El de los campos de concentración o el de las plantaciones esclavistas de Lousiana son ejemplos extremos del turismo dedicado a recorrer los escenarios del sufrimiento humano. Estos casos no despiertan problemas éticos -salvo el señalado del selfie-, porque quien va intuye lo que se va a encontrar y el ente responsable de la exposición cuenta con el respaldo del lógico consenso social y político construido respecto a la cuestión y de las víctimas y supervivientes que prestan su testimonio para reforzar el mensaje y ponerle cara y ojos. Además, sirven también para rendir homenaje y recuerdo a quienes vivieron una experiencia tan dura, la más dura imaginable.
Pero hay otros casos menos claros y bajo los que puede subyacer un ánimo morboso. De algo así se habló cuando hace unos años, coincidiendo con el estreno de la magnífica serie de HBO sobre el accidente nuclear, comenzaron a ser muy populares las excursiones a Chernóbyl. ¿Qué mueve a las personas a viajar al escenario de semejante tragedia?, ¿la curiosidad?, ¿el morbo de ir a un escenario de un acontecimiento histórico, aunque fuera éste tan desgraciado?, ¿es necesario hacerse un selfie en ese panorama que se supone desolado, que destrozó tantas vidas?
Desconozco cómo se organiza la visita de esta catástrofe nuclear, si hay un vídeo explicativo previo para contarles a los turistas lo que pasó, cómo se gestionó por las autoridades y cuáles fueron las consecuencias, si es durante el recorrido cuando se cuentan todas estas cosas o si el visitante camina por libre y asiste meramente a un espectáculo visual en forma de paisaje desolado y descontextualizado.
¿Y es el morbo también lo que dirige los pasos de quien va al cuartel de Targoviste en el que fusilaron a Ceaucescu, a acercarse a la pared donde aún son perceptibles los impactos de las balas?, ¿o es el interés por la historia?, ¿aporta al conocimiento histórico ver el lugar exacto de la ejecución del dictador y de su esposa Elena?

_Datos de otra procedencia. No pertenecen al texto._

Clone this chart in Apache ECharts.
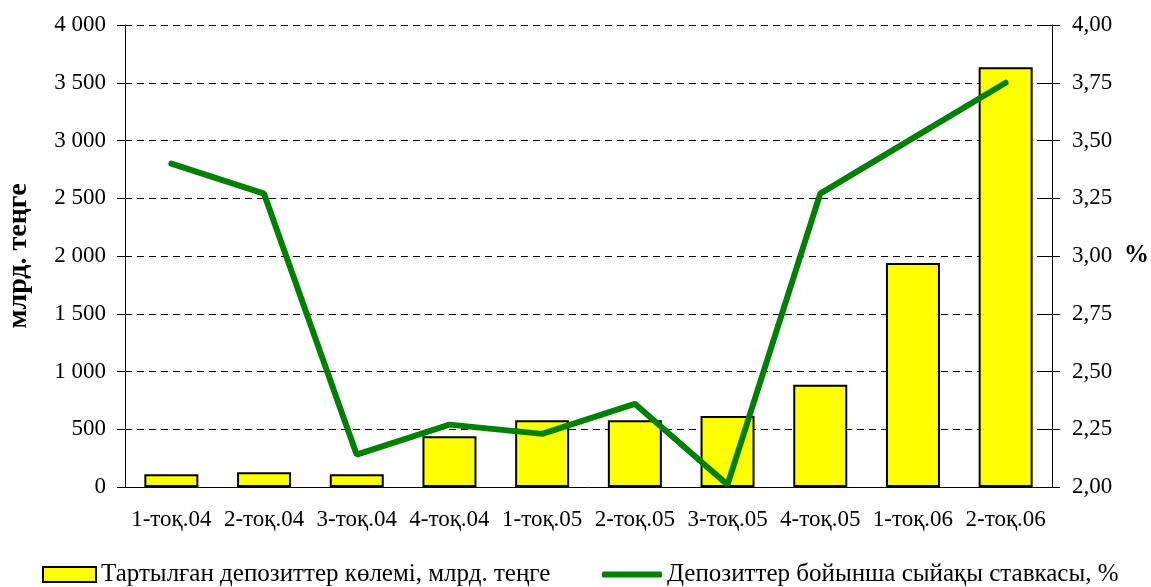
<!DOCTYPE html>
<html>
<head>
<meta charset="utf-8">
<script src="https://cdn.jsdelivr.net/npm/echarts@6/dist/echarts.min.js"></script>
<style>
  html,body{margin:0;padding:0;background:#fff;}
  #chart{width:1151px;height:587px;}
</style>
</head>
<body>
<div id="chart"></div>
<script>
// категориялар мен мәндер
var quarters = ['1-тоқ.04','2-тоқ.04','3-тоқ.04','4-тоқ.04','1-тоқ.05','2-тоқ.05','3-тоқ.05','4-тоқ.05','1-тоқ.06','2-тоқ.06'];
var volumes = [110, 127, 110, 439, 577, 577, 615, 886, 1939, 3634];
var rates = [3.40, 3.27, 2.14, 2.27, 2.23, 2.36, 2.01, 3.27, 3.51, 3.75];
var barName = 'Тартылған депозиттер көлемі, млрд. теңге';
var lineName = 'Депозиттер бойынша сыйақы ставкасы, %';

var font = 'Liberation Serif';
var chart = echarts.init(document.getElementById('chart'));

var option = {
  animation: false,
  textStyle: {fontFamily: font, color: '#000'},
  grid: {left: 125, right: 99, top: 25, bottom: 100, outerBoundsMode: 'none'},
  legend: [{
    left: 37, top: 557,
    itemWidth: 53, itemHeight: 15,
    textStyle: {fontFamily: font, fontSize: 25, color: '#000'},
    data: [{name: barName, icon: 'rect'}]
  }, {
    left: 597, top: 557,
    itemWidth: 60, itemHeight: 6,
    textStyle: {fontFamily: font, fontSize: 25, color: '#000'},
    data: [{name: lineName, icon: 'roundRect'}]
  }],
  xAxis: {
    type: 'category',
    data: quarters,
    axisLine: {lineStyle: {color: '#000', width: 1}},
    axisTick: {length: 7, lineStyle: {color: '#000'}},
    axisLabel: {fontFamily: font, fontSize: 23, color: '#000', margin: 21, interval: 0}
  },
  yAxis: [{
    type: 'value',
    min: 0, max: 4000, interval: 500,
    name: 'млрд. теңге',
    nameLocation: 'middle',
    nameRotate: 90,
    nameGap: 92,
    nameTextStyle: {fontFamily: font, fontSize: 28, fontWeight: 'bold', color: '#000'},
    axisLine: {show: true, lineStyle: {color: '#000'}},
    axisTick: {show: true, length: 8, lineStyle: {color: '#000'}},
    axisLabel: {
      fontFamily: font, fontSize: 23, color: '#000', margin: 19,
      formatter: function (v) { return String(v).replace(/\B(?=(\d{3})+(?!\d))/g, ' '); }
    },
    splitLine: {show: true, lineStyle: {color: '#000', type: [7, 5], width: 1}}
  }, {
    type: 'value',
    min: 2, max: 4, interval: 0.25,
    position: 'right',
    name: '%',
    nameLocation: 'middle',
    nameRotate: 0,
    nameGap: 72,
    nameTextStyle: {fontFamily: font, fontSize: 25, fontWeight: 'bold', color: '#000'},
    axisLine: {show: true, lineStyle: {color: '#000'}},
    axisTick: {show: true, length: 8, lineStyle: {color: '#000'}},
    axisLabel: {
      fontFamily: font, fontSize: 23, color: '#000', margin: 20,
      formatter: function (v) { return v.toFixed(2).replace('.', ','); }
    },
    splitLine: {show: false}
  }, {
    // ішкі белгілер (cross ticks)
    type: 'value',
    min: 2, max: 4, interval: 0.25,
    position: 'right',
    axisLine: {show: false},
    axisTick: {show: true, inside: true, length: 8, lineStyle: {color: '#000'}},
    axisLabel: {show: false},
    splitLine: {show: false}
  }],
  series: [{
    name: barName,
    type: 'bar',
    data: volumes,
    barWidth: 54,
    itemStyle: {color: '#FFFF00', borderColor: '#000', borderWidth: 2}
  }, {
    name: lineName,
    type: 'line',
    yAxisIndex: 1,
    data: rates,
    symbol: 'none',
    itemStyle: {color: '#008000'},
    lineStyle: {color: '#008000', width: 6, cap: 'round'}
  }]
};

chart.setOption(option);
</script>
</body>
</html>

Estas reflexiones vienen a cuento de una visita a Varosha, barrio de la ciudad de Famagusta, en el norte de Chipre, que se quedó vacío como consecuencia de la guerra turco-chipriota en los años setenta de la que se derivó que el tercio norte de la isla quedara bajo control turco. Ese barrio, que abarca desde la primera línea de costa y se va extendiendo muchas manzanas hacia el interior, estaba poblado por greco-chipriotas, y también eran éstos los propietarios de los hoteles y establecimientos turísticos de la zona. El desenlace de la invasión turca llevó a que huyeran al sur y a que calles y calles se quedaran completamente vacías.
Hace unos años parte del barrio se abrió al turismo. Es el ejército el que controla la entrada tanto de vehículos como de peatones. Durante el recorrido una vez pasado el control no hay información sobre qué ha sucedido ahí para que nada menos que en primera línea de playa de una isla del Mediterráneo haya cientos de edificios vacíos y en ruinas, ni que explique qué le ha convertido en una ciudad fantasma.
Sin esa contextualización, el recorrido se convierte en un mero espectáculo, en una aventura en un escenario postapocalíptico para hacerse atractivos selfies a la espera de miles de likes en Instagram. En el parque de atracciones, incluso en un museo, esa frivolidad no tiene grandes consecuencias. En un lugar que ha sido testigo de tragedias humanas, la cuestión adquiere otro cariz: ¿Cómo es posible que convirtamos estos sitios en lugares de puro, duro y simple entretenimiento?
La apertura del barrio de Varosha se acompañó de la intención institucional de restituir las propiedades a sus legítimos dueños y de ayudar a la reconciliación de dos pueblos condenados a entenderse. Pero el visitante no obtiene referencias de ello. La responsabilidad individual del turista es relevante para que adecúe su comportamiento a la solemnidad del lugar en el que se encuentra. Pero es mayor la responsabilidad de los poderes públicos, que han de evitar que lugares históricos por su ligazón a tragedias humanas se banalicen.
Y ello es más importante todavía en el caso de que esos sitios sigan habitados por personas que a día de hoy siguen sufriendo. No es que sean muy frecuentados por viajeros, pero hay personas que visitan los campos de refugiados palestinos, o saharauis, y hacen fotos. O Mea Shearim, el barrio ultra ortodoxo de Jerusalén. Y también hacen fotos. Y, aunque les mueva la solidaridad y la conciencia de los problemas y carencias que sufren, al mismo tiempo están convirtiendo al otro en un espectáculo en el que se recrean.
Esos viajeros volverán a sus cómodas casas con la satisfacción quizás de hacer un turismo consciente de los problemas de sus semejantes. O por pretender haber empatizado con los demás. Pero el viaje consciente no es sólo el que es responsable con el medio ambiente, sino sobre todo el que es respetuoso con la propia especie y no convierte en objetos a otras personas para alimentar egos y tratar de paliar los problemas de conciencia que se van generando a lo largo del año.